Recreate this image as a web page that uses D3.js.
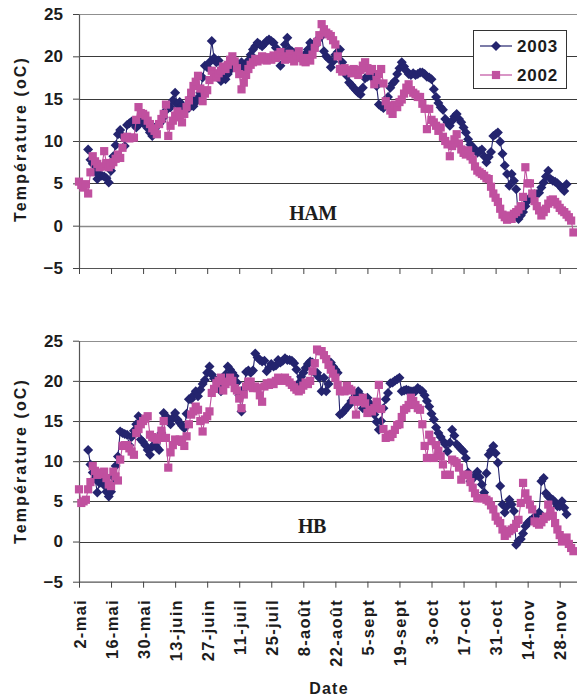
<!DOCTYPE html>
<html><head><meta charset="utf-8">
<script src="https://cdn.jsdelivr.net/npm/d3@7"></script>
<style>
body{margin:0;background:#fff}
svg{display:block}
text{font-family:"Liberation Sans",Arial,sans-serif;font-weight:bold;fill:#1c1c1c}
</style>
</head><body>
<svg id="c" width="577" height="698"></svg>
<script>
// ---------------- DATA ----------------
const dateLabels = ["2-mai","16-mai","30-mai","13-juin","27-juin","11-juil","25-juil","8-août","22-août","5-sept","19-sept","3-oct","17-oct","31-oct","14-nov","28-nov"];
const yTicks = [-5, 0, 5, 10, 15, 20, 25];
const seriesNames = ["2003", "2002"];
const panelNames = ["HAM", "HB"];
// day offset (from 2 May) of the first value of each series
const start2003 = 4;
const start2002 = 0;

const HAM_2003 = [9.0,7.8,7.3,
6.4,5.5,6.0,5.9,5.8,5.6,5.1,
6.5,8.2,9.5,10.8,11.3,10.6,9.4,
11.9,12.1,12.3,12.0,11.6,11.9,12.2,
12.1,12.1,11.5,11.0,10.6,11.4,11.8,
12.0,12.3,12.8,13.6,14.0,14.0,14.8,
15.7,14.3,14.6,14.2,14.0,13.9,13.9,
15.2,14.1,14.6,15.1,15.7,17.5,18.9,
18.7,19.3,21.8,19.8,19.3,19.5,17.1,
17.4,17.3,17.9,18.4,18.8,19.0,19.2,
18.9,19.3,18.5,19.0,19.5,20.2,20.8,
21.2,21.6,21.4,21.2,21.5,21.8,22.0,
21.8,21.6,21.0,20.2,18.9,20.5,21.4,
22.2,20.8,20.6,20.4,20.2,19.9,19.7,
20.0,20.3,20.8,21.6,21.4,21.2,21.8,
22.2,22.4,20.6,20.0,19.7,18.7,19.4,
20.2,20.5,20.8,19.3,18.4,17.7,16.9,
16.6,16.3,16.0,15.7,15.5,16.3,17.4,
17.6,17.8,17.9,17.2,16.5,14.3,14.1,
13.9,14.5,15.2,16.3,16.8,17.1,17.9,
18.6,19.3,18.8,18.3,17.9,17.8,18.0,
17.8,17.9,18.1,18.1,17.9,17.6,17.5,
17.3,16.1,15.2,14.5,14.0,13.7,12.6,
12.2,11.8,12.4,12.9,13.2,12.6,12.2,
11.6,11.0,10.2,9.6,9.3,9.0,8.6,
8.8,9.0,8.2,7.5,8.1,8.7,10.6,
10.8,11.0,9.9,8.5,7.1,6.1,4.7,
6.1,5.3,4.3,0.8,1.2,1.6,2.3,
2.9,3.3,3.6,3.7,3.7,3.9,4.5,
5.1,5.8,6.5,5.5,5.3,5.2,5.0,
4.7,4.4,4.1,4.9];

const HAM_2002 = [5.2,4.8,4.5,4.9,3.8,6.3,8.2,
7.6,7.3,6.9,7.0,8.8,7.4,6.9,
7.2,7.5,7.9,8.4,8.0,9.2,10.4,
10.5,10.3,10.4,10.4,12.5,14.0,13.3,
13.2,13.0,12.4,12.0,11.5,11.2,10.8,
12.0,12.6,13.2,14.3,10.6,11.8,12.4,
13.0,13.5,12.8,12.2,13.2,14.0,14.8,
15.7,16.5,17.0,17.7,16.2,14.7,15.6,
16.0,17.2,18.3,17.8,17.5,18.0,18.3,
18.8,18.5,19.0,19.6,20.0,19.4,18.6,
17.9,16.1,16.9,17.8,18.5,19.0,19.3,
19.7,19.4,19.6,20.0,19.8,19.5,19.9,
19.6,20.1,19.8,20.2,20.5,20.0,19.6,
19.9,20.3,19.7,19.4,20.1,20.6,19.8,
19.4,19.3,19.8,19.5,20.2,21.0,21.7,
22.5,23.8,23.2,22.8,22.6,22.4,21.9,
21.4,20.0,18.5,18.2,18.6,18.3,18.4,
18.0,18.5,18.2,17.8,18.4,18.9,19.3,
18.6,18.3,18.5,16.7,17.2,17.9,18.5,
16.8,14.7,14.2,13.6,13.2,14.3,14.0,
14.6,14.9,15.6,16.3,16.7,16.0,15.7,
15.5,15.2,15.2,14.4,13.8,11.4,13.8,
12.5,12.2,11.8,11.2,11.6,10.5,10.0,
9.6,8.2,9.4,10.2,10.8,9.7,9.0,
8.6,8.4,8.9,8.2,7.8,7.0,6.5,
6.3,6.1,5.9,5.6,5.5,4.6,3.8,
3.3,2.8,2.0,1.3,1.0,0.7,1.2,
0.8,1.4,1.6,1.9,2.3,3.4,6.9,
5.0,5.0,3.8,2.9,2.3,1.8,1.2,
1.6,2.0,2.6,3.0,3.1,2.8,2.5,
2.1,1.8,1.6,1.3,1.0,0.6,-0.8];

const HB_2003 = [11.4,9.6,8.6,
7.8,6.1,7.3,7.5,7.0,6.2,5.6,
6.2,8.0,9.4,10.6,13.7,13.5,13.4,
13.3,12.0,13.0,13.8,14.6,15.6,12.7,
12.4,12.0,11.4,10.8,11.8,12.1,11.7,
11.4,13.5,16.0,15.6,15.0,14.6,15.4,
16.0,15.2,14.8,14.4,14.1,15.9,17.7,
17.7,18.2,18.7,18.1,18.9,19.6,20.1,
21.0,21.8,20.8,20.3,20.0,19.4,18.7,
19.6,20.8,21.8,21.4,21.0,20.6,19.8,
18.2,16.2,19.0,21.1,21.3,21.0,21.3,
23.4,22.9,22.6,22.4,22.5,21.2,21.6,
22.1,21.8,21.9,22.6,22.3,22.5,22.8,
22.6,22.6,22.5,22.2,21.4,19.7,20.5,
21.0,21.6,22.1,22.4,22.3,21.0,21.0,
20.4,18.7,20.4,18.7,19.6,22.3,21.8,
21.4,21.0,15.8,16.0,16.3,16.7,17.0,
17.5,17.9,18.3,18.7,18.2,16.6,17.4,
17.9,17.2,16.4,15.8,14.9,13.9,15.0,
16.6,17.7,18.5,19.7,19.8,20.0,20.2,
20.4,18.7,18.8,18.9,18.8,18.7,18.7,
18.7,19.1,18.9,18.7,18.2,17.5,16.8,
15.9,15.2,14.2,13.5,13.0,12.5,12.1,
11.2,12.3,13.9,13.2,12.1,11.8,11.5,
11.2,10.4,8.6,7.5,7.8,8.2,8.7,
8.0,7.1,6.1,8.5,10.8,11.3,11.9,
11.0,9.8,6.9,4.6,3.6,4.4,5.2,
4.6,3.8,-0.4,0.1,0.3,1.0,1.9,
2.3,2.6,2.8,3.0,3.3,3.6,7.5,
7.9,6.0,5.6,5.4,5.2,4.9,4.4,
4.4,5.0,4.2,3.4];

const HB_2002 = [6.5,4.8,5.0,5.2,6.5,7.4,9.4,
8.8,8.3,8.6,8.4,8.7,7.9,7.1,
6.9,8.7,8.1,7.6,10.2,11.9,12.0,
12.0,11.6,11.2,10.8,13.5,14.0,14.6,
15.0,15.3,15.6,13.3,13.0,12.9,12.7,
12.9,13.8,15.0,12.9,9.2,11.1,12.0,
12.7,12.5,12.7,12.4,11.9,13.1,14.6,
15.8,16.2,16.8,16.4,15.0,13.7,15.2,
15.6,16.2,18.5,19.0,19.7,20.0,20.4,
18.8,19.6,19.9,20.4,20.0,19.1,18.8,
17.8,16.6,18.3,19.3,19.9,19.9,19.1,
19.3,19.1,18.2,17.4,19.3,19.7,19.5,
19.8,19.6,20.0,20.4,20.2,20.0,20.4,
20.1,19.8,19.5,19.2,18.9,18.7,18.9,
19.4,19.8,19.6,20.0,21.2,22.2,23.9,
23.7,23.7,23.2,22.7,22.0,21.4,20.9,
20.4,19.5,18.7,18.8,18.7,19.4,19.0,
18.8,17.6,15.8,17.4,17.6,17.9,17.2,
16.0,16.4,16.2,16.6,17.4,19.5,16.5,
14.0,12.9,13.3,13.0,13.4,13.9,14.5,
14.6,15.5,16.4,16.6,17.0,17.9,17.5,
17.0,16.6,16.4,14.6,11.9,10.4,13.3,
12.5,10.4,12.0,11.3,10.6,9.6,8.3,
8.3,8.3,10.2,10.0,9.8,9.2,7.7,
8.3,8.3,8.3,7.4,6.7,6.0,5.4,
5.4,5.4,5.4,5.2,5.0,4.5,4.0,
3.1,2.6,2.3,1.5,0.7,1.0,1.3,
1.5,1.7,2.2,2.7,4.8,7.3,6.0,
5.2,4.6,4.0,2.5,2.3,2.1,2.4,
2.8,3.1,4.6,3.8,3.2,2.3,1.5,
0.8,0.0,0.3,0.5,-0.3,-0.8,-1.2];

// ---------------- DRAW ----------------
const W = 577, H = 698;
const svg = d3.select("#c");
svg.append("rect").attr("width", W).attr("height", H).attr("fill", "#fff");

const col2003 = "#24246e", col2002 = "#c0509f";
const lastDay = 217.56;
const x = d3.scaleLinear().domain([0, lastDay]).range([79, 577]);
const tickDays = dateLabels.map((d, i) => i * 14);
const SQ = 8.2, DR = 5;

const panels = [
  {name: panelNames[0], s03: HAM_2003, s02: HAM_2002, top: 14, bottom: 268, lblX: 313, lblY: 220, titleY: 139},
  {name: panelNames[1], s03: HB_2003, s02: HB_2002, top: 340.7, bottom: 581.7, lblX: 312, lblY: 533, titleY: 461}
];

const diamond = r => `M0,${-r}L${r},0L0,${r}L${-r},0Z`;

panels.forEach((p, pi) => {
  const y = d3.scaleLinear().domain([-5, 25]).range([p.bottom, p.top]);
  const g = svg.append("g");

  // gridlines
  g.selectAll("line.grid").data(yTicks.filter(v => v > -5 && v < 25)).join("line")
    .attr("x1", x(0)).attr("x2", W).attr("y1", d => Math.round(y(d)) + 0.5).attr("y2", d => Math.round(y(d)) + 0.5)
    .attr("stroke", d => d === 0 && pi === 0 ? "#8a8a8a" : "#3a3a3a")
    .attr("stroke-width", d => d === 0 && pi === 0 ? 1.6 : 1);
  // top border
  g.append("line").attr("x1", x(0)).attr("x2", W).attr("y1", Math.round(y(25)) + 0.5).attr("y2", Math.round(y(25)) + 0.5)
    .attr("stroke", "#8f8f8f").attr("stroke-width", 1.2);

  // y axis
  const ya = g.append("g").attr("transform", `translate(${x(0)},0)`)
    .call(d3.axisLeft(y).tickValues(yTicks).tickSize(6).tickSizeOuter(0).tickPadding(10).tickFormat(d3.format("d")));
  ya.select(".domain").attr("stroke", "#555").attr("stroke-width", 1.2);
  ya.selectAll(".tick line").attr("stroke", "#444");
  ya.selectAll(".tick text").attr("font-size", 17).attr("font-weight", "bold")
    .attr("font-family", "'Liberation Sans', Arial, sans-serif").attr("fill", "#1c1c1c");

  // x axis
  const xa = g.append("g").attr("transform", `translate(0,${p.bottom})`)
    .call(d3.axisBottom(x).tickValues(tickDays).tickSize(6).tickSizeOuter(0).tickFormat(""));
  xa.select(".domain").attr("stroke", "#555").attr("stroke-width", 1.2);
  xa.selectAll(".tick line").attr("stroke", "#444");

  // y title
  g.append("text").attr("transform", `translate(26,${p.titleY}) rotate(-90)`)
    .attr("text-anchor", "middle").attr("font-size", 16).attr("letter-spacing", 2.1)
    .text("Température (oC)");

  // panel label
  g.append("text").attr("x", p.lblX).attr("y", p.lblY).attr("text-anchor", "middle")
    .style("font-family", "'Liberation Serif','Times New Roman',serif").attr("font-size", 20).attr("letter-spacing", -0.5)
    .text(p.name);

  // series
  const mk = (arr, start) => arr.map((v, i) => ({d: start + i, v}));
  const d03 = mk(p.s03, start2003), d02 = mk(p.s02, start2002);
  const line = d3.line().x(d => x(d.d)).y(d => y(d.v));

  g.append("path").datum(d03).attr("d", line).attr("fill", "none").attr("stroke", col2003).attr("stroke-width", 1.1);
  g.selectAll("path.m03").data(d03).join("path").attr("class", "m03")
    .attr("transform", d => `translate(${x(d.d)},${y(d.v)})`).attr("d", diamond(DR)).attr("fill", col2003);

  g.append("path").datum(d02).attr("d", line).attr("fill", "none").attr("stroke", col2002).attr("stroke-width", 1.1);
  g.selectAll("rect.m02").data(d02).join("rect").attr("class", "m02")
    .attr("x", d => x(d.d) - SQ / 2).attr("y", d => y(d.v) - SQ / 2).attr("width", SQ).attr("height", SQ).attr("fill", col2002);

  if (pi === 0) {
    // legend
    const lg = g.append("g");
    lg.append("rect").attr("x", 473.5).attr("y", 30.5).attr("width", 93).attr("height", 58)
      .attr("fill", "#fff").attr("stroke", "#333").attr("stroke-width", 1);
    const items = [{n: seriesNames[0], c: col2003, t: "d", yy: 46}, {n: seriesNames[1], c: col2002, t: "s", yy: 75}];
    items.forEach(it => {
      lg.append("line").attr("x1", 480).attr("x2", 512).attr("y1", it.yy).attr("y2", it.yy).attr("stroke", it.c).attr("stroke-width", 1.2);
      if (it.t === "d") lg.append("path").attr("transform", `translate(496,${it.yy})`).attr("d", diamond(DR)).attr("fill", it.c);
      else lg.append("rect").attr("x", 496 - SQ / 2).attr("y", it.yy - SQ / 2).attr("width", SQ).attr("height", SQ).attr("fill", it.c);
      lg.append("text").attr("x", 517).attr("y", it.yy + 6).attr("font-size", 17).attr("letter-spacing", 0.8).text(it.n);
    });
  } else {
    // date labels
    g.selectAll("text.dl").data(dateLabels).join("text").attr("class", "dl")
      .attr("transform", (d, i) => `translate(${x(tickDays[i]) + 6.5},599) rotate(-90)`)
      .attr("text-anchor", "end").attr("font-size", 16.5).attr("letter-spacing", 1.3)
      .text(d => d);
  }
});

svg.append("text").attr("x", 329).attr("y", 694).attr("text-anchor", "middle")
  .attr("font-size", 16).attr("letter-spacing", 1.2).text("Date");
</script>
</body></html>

==

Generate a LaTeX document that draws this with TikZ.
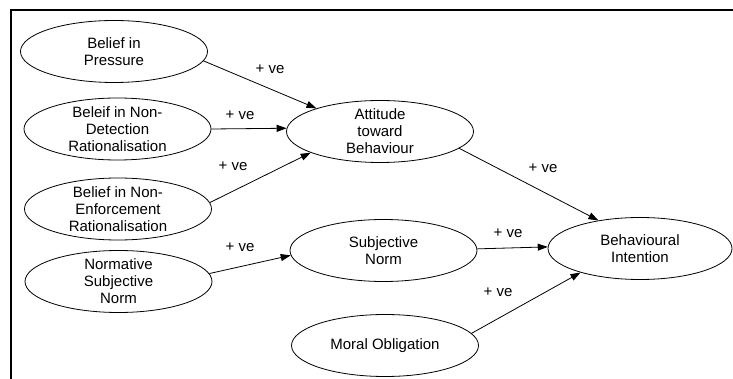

What you need to do: Reproduce the data above exactly, but only from the line containing "Recreate this image" through the line containing "const start2002 = 0;"; skip the pictures.

Written solution:
Recreate this image as a web page that uses D3.js.
<!DOCTYPE html>
<html><head><meta charset="utf-8">
<script src="https://cdn.jsdelivr.net/npm/d3@7"></script>
<style>
body{margin:0;background:#fff}
svg{display:block}
text{font-family:"Liberation Sans",Arial,sans-serif;font-weight:bold;fill:#1c1c1c}
</style>
</head><body>
<svg id="c" width="577" height="698"></svg>
<script>
// ---------------- DATA ----------------
const dateLabels = ["2-mai","16-mai","30-mai","13-juin","27-juin","11-juil","25-juil","8-août","22-août","5-sept","19-sept","3-oct","17-oct","31-oct","14-nov","28-nov"];
const yTicks = [-5, 0, 5, 10, 15, 20, 25];
const seriesNames = ["2003", "2002"];
const panelNames = ["HAM", "HB"];
// day offset (from 2 May) of the first value of each series
const start2003 = 4;
const start2002 = 0;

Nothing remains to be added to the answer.